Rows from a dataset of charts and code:
━━━━━━━━━━━━━━━━

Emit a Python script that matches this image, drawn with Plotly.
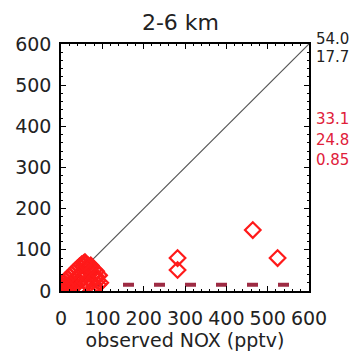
import plotly.graph_objects as go

# Observed vs modelled NOx, 2-6 km layer (pptv)
obs_cluster = [0, 1, 3, 5, 8, 10, 12, 15, 18, 20, 22, 25, 28, 30, 32, 35, 38, 40, 42, 45,
               48, 50, 52, 55, 58, 60, 62, 65, 68, 70, 72, 75, 78, 80, 82, 85, 88, 90, 92,
               95, 6, 10, 15, 20, 25, 30, 35, 40, 45, 12, 3, 50, 60, 70, 80, 85, 65, 55]
mod_cluster = [2, 4, 9, 3, 5, 8, 4, 10, 6, 15, 3, 12, 20, 8, 25, 15, 30, 5, 22, 35,
               12, 45, 28, 60, 70, 40, 18, 55, 30, 50, 62, 22, 40, 10, 32, 48, 25, 15, 38,
               20, 18, 25, 30, 35, 40, 45, 50, 55, 60, 14, 9, 65, 65, 58, 52, 35, 62, 68]
obs_outer = [282, 282, 464, 524]
mod_outer = [80, 51, 148, 80]

obs_nox = obs_cluster + obs_outer
mod_nox = mod_cluster + mod_outer

axis_range = [0, 600]
tick_vals = [0, 100, 200, 300, 400, 500, 600]
fit_level = 15

stats_black = ["54.0", "17.7"]
stats_red = ["33.1", "24.8", "0.85"]

FONT = "DejaVu Sans"

fig = go.Figure()

# 1:1 reference line
fig.add_trace(go.Scatter(x=axis_range, y=axis_range, mode="lines",
                         line=dict(color="#555555", width=1.2), hoverinfo="skip"))

# fitted line
fig.add_trace(go.Scatter(x=axis_range, y=[fit_level, fit_level], mode="lines",
                         line=dict(color="#9e2c44", width=4, dash="11px,20px"),
                         hoverinfo="skip"))

# sample points
fig.add_trace(go.Scatter(x=obs_nox, y=mod_nox, mode="markers",
                         marker=dict(symbol="diamond-open", size=12, color="#ff1a1a",
                                     line=dict(width=2.2, color="#ff1a1a"))))

axis_common = dict(range=axis_range, tickvals=tick_vals, ticks="inside", ticklen=5,
                   tickwidth=1, tickcolor="black", showline=True, linecolor="black",
                   linewidth=1.5, mirror="ticks", showgrid=False, zeroline=False,
                   tickfont=dict(family=FONT, size=19, color="#222222"),
                   minor=dict(dtick=20, ticks="inside", ticklen=2, tickcolor="black"))

fig.update_xaxes(**axis_common, tickangle=0, ticklabelstandoff=9,
                 title=dict(text="observed NOX (pptv)", standoff=4,
                            font=dict(family=FONT, size=19, color="#222222")))
fig.update_yaxes(**axis_common, ticklabelstandoff=4)

for i, t in enumerate(stats_black):
    fig.add_annotation(text=t, xref="paper", yref="paper", x=1.022,
                       y=(291 - (39 + 18 * i)) / 247, xanchor="left", yanchor="middle",
                       showarrow=False, font=dict(family=FONT, size=15, color="#222222"))
for i, t in enumerate(stats_red):
    fig.add_annotation(text=t, xref="paper", yref="paper", x=1.022,
                       y=(291 - (119 + 20.5 * i)) / 247, xanchor="left", yanchor="middle",
                       showarrow=False, font=dict(family=FONT, size=15, color="#e0203a"))

fig.update_layout(
    width=361, height=358,
    margin=dict(l=61, r=52, t=44, b=67),
    paper_bgcolor="white", plot_bgcolor="white",
    showlegend=False,
    title=dict(text="2-6 km", x=0.5, xanchor="center", y=1 - 22 / 358, yanchor="middle",
               font=dict(family=FONT, size=22, color="#222222")),
)

fig.write_html("out.html")
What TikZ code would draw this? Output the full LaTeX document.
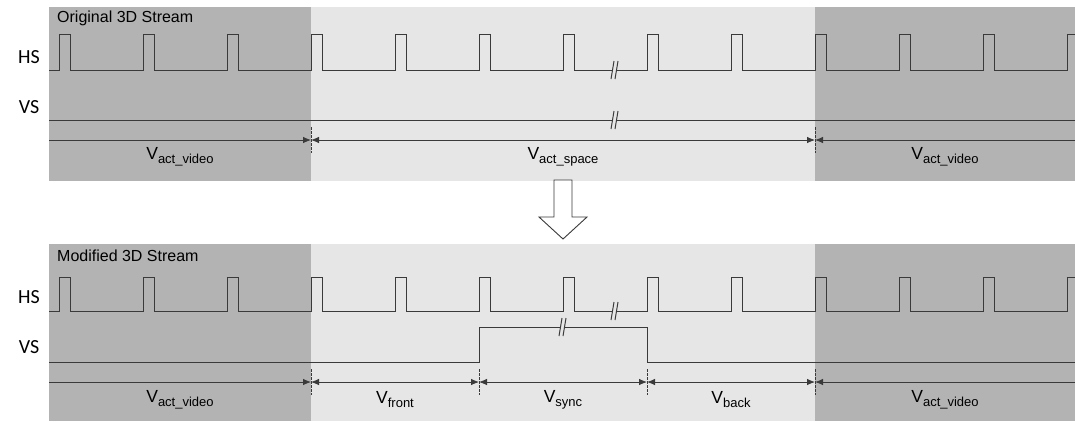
\documentclass[tikz,border=0pt]{standalone}
\usepackage{fontspec}
\setmainfont{Liberation Sans}
\newfontfamily\sigfont{Carlito}
\usetikzlibrary{calc, arrows.meta}

\definecolor{dark}{HTML}{B3B3B3}
\definecolor{lite}{HTML}{E6E6E6}
\definecolor{wire}{HTML}{3A3A3A}

\newcommand{\vsub}[1]{V\raisebox{-4pt}{\fontsize{13}{13}\selectfont #1}}

\tikzset{
	sig/.style={draw=wire, line width=1pt},
	dimline/.style={draw=wire, line width=0.85pt},
	tickline/.style={draw=wire, line width=0.7pt, dash pattern=on 2.5pt off 1.5pt},
	signame/.style={font=\sigfont\fontsize{20}{20}\selectfont, inner sep=0pt},
	heading/.style={font=\fontsize{16}{16}\selectfont, anchor=west, inner sep=0pt},
	spanlbl/.style={font=\fontsize{17.5}{17.5}\selectfont, inner sep=0pt}
}

\begin{document}
\begin{tikzpicture}[x=1pt, y=-1pt, every path/.style={>={Latex[length=8pt, width=6.5pt]}}]
	\useasboundingbox (0,0) rectangle (1075,421);

	% backgrounds
	\fill[dark] (49,7) rectangle (311,181);
	\fill[lite] (311,7) rectangle (815,181);
	\fill[dark] (815,7) rectangle (1075,181);
	\fill[dark] (49,244) rectangle (311,421);
	\fill[lite] (311,244) rectangle (815,421);
	\fill[dark] (815,244) rectangle (1075,421);

	\node[heading] (t1) at (57,18) {Original 3D Stream};
	\node[heading] (t2) at (57,256) {Modified 3D Stream};

	\node[signame] (hs1) at (29,57) {HS};
	\node[signame] (vs1) at (29,107) {VS};
	\node[signame] (hs2) at (29,297) {HS};
	\node[signame] (vs2) at (29,347) {VS};

	% HS waveforms
	\foreach \lo/\hi in {70/34, 311/277} {
		\draw[sig] (49,\lo) foreach \k in {0,...,11} {
			-- ({59+84*\k},\lo) -- ({59+84*\k},\hi) -- ({70+84*\k},\hi) -- ({70+84*\k},\lo)
		} -- (1067,\lo) -- (1067,\hi) -- (1075,\hi);
	}

	% VS waveforms
	\draw[sig] (49,120) -- (1075,120);
	\draw[sig] (49,362) -- (479,362) -- (479,327) -- (647,327) -- (647,362) -- (1075,362);

	% boundaries
	\foreach \n/\x in {a/311, b/815} {
		\coordinate (\n1) at (\x,140);
		\draw[tickline] (\x,127) -- (\x,153);
	}
	\coordinate (l1) at (49,140);
	\coordinate (r1) at (1075,140);
	\foreach \n/\x in {a/311, b/479, c/647, d/815} {
		\coordinate (\n2) at (\x,382);
		\draw[tickline] (\x,369) -- (\x,395);
	}
	\coordinate (l2) at (49,382);
	\coordinate (r2) at (1075,382);

	% spans
	\draw[dimline, ->] (l1) -- (a1);
	\draw[dimline, <->] (a1) -- (b1);
	\draw[dimline, <-] (b1) -- (r1);
	\draw[dimline, ->] (l2) -- (a2);
	\draw[dimline, <->] (a2) -- (b2);
	\draw[dimline, <->] (b2) -- (c2);
	\draw[dimline, <->] (c2) -- (d2);
	\draw[dimline, <-] (d2) -- (r2);

	\node[spanlbl] (s1) at (180,157) {\vsub{act\_video}};
	\node[spanlbl] (s2) at (563,157) {\vsub{act\_space}};
	\node[spanlbl] (s3) at (945,157) {\vsub{act\_video}};
	\node[spanlbl] (s4) at (180,400) {\vsub{act\_video}};
	\node[spanlbl] (s5) at (395,400) {\vsub{front}};
	\node[spanlbl] (s6) at (563,400) {\vsub{sync}};
	\node[spanlbl] (s7) at (731,400) {\vsub{back}};
	\node[spanlbl] (s8) at (945,400) {\vsub{act\_video}};

	% line breaks
	\foreach \bx/\by in {616/70, 616/120, 616/311, 564/327} {
		\fill[lite] ({\bx-5},{\by+9}) -- ({\bx-2},{\by-9}) -- ({\bx+2},{\by-9}) -- ({\bx-1},{\by+9}) -- cycle;
		\draw[sig] ({\bx-5},{\by+9}) -- ({\bx-2},{\by-9}) ({\bx-1},{\by+9}) -- ({\bx+2},{\by-9});
	}

	% block arrow
	\draw[sig, fill=white, line width=0.9pt] (554,180) -- (572,180) -- (572,217) -- (587,217)
		-- (563,239) -- (539,217) -- (554,217) -- cycle;
\end{tikzpicture}
\end{document}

━━━━━━━━━━━━━━━━

Stated task » Scan the material above. Extract every line in which the word "this" occurs.

Exercise output »
Emit a Python script that matches this image, drawn with Plotly.
What TikZ code would draw this? Output the full LaTeX document.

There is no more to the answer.